The beauty of stories such as this is that we all can play our part in reuniting these lost treasures with their families of origin. As one, then another success story makes its way out, to be shared with others, the effort seems to be amplified. More people realize ways they can help. The dynamics of crowdsourcing kick in, and word spreads—perhaps through blogs or social media, perhaps through groups or friends-of-friends. The more that help, the more those success stories multiply.

We are all so much more inter-connected than we realize, especially in this age of instant and global contact online. In an unofficial yet organically-grown way, our genealogical skills are leading us to a very different kind of Random Acts of Genealogical Kindness.



Above: Front cover of a photograph album sent as a Christmas gift from an Irish couple, Harry and Alice Reid, to an undisclosed recipient in 1936. The album is soon to make the final part of its journey home.   

Tuesday, May 16, 2017

A Package Postscript


It was nice to learn I made someone else's Mother's Day weekend a bit brighter.

Remember that parcel I sent off in the mail—the package to someone I've never met? The mystery photograph album I'd been wondering about for almost a full four months finally arrived at the first stop on its long journey home from California when it arrived in Oklahoma last Thursday afternoon.

Its recipient—Harry and Alice Reid's niece, Rita—was quite energized as she flipped through the pages that day, and noted the strong family resemblances among the faces which, to us, were merely the likenesses of strangers. Not so to Rita, who recognized many of the names listed on the album's notes. What a delight to see a family's personal treasures reconnected with someone who appreciates the heritage.

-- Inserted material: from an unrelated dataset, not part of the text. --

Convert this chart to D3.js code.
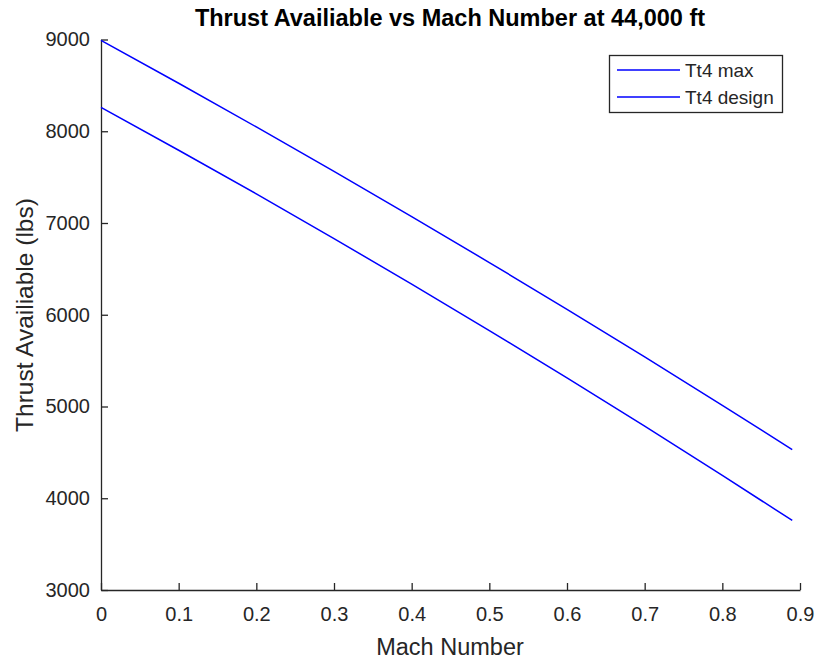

In celebration of this first step—mind you, the album still needs to continue on its journey to County Cork, Ireland—I went out and tried my hand at antiquing, once again. This is something out of the ordinary for me; I don't usually find myself drawn to antiques, nor to collecting photographs. But if I could find yet another photograph with enough information attached to sent the thing home, well, I'm certainly game to try again.

Apparently, there are not too many of such old photographs out there to be had. Photographs sans identification there are aplenty, of course, but not any with names attached. Thus, sadly, I returned home empty-handed after this encore foray into the collectibles world.

Or perhaps that points out something I should have realized all along: that stumbling upon this photo album—with just the right hint of identifications attached—was a rare occurrence, indeed.






Tuesday, May 9, 2017

Start of a Journey, End of a Story


Today—likely long after you read this post, depending on the juxtaposition of your time zone and mine—a package will be hand-delivered to the local branch of the United States Post Office on the first leg of its journey home. It's a small package, less than eight inches wide and five inches in length. Inside will be the carefully wrapped album, the pursuit of whose secrets have captivated me for the past four months.

I say the first part of its journey home, because it must make a stop in this country before venturing across the ocean to reach its ultimate destination, when it finishes a round trip begun over eighty years ago. The shortstop is located in the American state of Oklahoma, where someone remembers, as a child, having exchanged letters with the Irish originators of the package. Perhaps this package was once the Christmas gift sent from County Cork by her uncle and aunt, Harry and Alice Hawkes Reid, in 1936. Now, many years later, Rita would like to see the actual photograph album, herself, and wonders if it was, indeed, the very item she thinks it was.

The album will likely reach its destination in Oklahoma in a matter of days. Rita will likely share it with her immediate family—especially with her daughter, Lollie, who has been so kind to help make the arrangements for me to speak with Rita by phone, earlier this month.

And for the rest of the journey? The album will have made its rendezvous in plenty of time for that second part of the trip. Later this year, Lollie will be traveling to Europe, and will hand carry the album back to County Cork, where it will be reunited with the granddaughter of the couple who sent it out, so long ago.

It's indeed been an incredible journey. For me, it's been a chance to travel through history—to learn about the Penrose family and Waterford crystal, then to learn about the Hawkes family's Penrose namesake and their business entities which created variations on those original crystal inspirations, both in the British Isles and in America. It's been a story which spanned two World Wars, three countries, and several generations.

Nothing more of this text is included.